To ensure robustness when comparing performance across dataset treatments when applied to the highest performing undersampled test dataset, we report 95% confidence intervals for accuracy and apply McNemar’s test to assess significance on paired predictions27. For the full feature set average scores, XGBoost achieved 0.86 (95% CI: 0.859–0.862) vs. Random Forest’s 0.87 (0.869-0.872), with McNemar’s χ² = 75.4, p ≈ 1.0×10⁻¹⁷. These extremely small p-values reject the null hypothesis of equal error rates, confirming that observed differences are statistically significant and validating our comparative claims across treatments based off individual labels.
When analyzing the provided model performance data, several key patterns emerge between the approaches. First, the variations in XGBoost parameters across the different tables highlight the sensitivity of this algorithm to hyperparameter tuning. Changes in parameters like ‘eta’, ‘subsample’, and ‘colsample_bynode’ result in noticeable shifts in precision, recall, and F1 scores. This underscores the importance of careful optimization to achieve optimal model performance. When looking at the differences between Tables 3 and 6, the change of the eta parameter had a large impact on the results of the model.
Additionally, the impact of various different sampling approaches demonstrated varying results. Even while using built in tools, the model exhibited results of extreme class imbalance. On the other hand, the undersampling methods demonstrated overall little differences when it comes to ultimate model performance.

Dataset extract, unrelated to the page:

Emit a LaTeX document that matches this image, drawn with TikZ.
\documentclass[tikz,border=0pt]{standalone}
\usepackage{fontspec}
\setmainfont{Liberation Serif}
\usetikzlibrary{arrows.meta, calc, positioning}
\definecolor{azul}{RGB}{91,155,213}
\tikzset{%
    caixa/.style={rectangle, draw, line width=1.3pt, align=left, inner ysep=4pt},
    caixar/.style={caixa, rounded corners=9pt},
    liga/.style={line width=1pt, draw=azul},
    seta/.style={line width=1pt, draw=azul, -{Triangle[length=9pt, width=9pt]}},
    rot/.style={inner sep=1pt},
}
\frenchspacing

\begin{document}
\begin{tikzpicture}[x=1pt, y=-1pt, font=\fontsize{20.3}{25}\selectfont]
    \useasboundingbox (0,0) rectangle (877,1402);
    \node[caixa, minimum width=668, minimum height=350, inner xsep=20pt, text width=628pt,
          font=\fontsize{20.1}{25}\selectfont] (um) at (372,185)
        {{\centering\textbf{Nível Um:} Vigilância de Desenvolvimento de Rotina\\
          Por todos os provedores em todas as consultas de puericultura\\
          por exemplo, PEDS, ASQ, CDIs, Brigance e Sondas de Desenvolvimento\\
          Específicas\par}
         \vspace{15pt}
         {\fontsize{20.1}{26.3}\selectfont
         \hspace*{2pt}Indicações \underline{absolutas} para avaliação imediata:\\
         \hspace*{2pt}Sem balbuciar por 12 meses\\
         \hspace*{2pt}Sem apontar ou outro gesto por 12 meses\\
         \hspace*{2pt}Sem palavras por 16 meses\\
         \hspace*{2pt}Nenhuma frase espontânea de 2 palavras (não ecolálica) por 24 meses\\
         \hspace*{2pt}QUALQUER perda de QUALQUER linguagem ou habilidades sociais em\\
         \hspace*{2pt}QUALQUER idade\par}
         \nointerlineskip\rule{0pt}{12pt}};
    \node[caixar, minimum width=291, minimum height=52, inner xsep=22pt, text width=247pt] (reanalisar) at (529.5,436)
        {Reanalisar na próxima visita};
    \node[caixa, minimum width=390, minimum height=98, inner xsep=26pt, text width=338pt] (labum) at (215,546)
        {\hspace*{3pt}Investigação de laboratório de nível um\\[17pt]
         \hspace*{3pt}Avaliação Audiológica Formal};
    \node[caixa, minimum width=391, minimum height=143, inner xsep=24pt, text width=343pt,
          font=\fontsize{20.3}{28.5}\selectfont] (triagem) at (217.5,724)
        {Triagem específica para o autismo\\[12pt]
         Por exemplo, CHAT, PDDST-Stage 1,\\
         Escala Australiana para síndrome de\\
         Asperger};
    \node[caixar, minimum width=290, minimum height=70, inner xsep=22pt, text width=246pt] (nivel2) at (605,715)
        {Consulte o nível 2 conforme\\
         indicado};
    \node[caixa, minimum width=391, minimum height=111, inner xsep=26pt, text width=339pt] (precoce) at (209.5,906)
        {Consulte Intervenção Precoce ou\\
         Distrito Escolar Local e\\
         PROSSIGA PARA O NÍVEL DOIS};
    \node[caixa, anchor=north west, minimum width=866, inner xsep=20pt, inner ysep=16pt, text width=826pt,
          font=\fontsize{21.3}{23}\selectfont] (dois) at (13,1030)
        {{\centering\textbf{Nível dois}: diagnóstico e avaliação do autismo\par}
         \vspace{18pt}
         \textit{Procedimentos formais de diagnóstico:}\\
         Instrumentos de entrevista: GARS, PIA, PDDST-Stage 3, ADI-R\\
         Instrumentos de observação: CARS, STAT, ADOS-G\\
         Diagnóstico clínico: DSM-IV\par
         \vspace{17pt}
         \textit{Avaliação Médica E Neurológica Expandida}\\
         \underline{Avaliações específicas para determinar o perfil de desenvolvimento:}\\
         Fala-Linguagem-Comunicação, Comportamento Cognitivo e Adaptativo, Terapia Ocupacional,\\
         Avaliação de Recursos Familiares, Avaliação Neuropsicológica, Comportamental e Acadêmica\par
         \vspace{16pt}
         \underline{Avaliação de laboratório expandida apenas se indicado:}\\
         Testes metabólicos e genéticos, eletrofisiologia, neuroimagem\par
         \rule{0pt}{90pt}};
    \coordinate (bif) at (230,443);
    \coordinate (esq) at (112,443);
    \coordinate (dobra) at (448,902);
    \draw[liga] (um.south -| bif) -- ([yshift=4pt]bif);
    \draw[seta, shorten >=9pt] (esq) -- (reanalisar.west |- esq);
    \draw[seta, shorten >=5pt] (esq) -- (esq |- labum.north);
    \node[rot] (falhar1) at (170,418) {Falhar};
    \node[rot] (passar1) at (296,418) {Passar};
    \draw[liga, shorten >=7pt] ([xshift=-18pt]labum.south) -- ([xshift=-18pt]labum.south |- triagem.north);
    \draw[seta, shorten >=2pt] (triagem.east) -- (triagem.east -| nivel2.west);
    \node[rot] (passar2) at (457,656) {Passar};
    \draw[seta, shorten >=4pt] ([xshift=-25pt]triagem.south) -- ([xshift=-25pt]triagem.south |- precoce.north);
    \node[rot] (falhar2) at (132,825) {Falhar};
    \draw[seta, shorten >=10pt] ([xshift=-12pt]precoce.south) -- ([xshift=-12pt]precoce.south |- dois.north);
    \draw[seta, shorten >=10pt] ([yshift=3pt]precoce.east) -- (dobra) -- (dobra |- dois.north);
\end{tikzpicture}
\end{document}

Therefore, even though artificial data was created in oversampling, the risk did not necessarily manifest in worse model performance ultimately.

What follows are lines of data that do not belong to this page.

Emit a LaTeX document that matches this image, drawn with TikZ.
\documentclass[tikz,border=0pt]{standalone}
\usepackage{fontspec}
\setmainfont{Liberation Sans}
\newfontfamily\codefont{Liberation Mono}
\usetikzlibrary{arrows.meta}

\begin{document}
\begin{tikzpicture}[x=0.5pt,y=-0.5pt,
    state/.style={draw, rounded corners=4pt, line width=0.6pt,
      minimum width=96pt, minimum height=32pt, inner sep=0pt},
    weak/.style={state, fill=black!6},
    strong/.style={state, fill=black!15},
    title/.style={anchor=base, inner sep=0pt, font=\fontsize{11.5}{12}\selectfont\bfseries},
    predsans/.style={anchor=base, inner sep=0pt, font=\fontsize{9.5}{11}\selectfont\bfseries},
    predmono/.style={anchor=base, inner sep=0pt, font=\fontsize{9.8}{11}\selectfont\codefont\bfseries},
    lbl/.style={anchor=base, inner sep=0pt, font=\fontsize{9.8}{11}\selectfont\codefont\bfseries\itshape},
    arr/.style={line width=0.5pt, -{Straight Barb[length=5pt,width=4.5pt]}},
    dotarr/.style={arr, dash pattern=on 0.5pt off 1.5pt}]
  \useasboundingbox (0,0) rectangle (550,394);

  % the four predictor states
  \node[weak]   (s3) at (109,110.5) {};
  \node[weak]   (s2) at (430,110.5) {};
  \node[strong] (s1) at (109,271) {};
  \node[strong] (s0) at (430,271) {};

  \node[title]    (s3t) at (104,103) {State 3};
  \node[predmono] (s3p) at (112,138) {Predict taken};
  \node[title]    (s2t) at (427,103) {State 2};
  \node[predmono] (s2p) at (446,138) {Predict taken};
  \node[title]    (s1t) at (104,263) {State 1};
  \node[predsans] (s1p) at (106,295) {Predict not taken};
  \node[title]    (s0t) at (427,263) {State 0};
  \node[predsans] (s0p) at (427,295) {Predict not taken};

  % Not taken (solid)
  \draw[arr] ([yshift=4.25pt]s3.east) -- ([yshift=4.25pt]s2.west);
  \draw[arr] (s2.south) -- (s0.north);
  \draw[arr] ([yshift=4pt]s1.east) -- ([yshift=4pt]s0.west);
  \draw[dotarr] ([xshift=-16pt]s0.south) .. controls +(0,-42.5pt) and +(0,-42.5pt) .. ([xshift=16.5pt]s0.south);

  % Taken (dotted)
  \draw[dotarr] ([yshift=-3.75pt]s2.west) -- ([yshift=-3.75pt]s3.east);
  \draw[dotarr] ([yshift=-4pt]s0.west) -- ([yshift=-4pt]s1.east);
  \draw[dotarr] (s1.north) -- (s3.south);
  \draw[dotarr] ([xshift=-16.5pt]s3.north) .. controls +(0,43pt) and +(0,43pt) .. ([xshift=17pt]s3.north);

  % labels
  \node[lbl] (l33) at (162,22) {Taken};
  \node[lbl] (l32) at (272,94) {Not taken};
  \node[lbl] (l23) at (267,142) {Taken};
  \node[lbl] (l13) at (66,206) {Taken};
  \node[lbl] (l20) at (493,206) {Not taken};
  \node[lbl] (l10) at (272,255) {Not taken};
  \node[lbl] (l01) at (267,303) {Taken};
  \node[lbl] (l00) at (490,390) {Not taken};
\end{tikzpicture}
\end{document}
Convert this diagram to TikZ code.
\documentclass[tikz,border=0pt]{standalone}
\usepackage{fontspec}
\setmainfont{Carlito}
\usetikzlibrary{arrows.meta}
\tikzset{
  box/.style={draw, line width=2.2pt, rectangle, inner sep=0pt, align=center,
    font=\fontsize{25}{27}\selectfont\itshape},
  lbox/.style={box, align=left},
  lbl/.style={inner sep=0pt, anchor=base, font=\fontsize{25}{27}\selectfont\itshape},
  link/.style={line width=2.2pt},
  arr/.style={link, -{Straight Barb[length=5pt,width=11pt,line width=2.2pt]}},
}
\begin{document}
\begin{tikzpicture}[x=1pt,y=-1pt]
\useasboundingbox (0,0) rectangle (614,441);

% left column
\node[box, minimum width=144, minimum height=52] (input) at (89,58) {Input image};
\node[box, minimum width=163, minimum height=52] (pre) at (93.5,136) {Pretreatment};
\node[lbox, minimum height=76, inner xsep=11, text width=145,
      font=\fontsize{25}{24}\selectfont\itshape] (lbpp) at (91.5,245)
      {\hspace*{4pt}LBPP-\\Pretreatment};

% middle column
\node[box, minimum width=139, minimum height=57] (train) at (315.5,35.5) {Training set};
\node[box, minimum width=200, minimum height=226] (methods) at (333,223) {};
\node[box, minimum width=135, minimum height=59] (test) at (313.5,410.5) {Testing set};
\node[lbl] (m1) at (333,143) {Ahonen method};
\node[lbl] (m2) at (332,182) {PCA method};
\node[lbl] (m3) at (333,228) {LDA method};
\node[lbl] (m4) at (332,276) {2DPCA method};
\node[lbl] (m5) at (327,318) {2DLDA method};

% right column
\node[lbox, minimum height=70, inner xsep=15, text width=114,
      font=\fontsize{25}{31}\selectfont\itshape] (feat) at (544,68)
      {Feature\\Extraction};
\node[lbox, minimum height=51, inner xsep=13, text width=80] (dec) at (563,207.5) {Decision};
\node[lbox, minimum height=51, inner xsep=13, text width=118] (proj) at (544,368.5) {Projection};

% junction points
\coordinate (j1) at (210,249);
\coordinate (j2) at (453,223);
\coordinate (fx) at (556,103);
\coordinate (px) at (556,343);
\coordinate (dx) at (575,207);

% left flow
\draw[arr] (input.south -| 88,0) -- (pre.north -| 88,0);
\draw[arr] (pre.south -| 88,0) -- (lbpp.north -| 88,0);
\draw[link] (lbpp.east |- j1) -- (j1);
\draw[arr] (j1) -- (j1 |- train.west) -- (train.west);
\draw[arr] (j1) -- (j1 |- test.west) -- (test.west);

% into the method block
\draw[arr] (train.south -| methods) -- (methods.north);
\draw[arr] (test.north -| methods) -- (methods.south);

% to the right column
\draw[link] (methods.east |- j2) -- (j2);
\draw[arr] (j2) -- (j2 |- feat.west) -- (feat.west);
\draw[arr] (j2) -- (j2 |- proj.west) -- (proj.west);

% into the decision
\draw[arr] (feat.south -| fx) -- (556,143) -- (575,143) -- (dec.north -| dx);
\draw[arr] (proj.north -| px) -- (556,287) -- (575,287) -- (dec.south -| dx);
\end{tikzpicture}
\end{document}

Other than conventional classification metrics such as precision, recall, and F1score, we also evaluated the highest performing single model approach using uplift specific metrics to measure its ability to prioritize high response individuals. The best model achieved a Qini AUC of 0.8345 and an uplift@30% of 0.9426, indicating strong incremental gain and accurate identification of the most responsive segment. A more detailed discussion of how these metrics are computed and interpreted is provided later, where we present the full uplift analysis alongside the two model results. When benchmarked against other single-model uplift baselines such as S-learner and Uplift Tree, our model framework achieved substantially higher uplift specific performance. In contrast, both baselines failed to produce meaningful results, with Qini AUC scores of –1.03 and uplift AUC values of –0.207, indicating performance worse than random targeting.
Before moving on, it must be clarified that the highest performing model from this approach outperformed the baseline random assignment substantially, with a Qini coefficient of 777.7580, quantifying the improvement and demonstrating that our optimal model represents a significant gain directly attributable to modeling approach.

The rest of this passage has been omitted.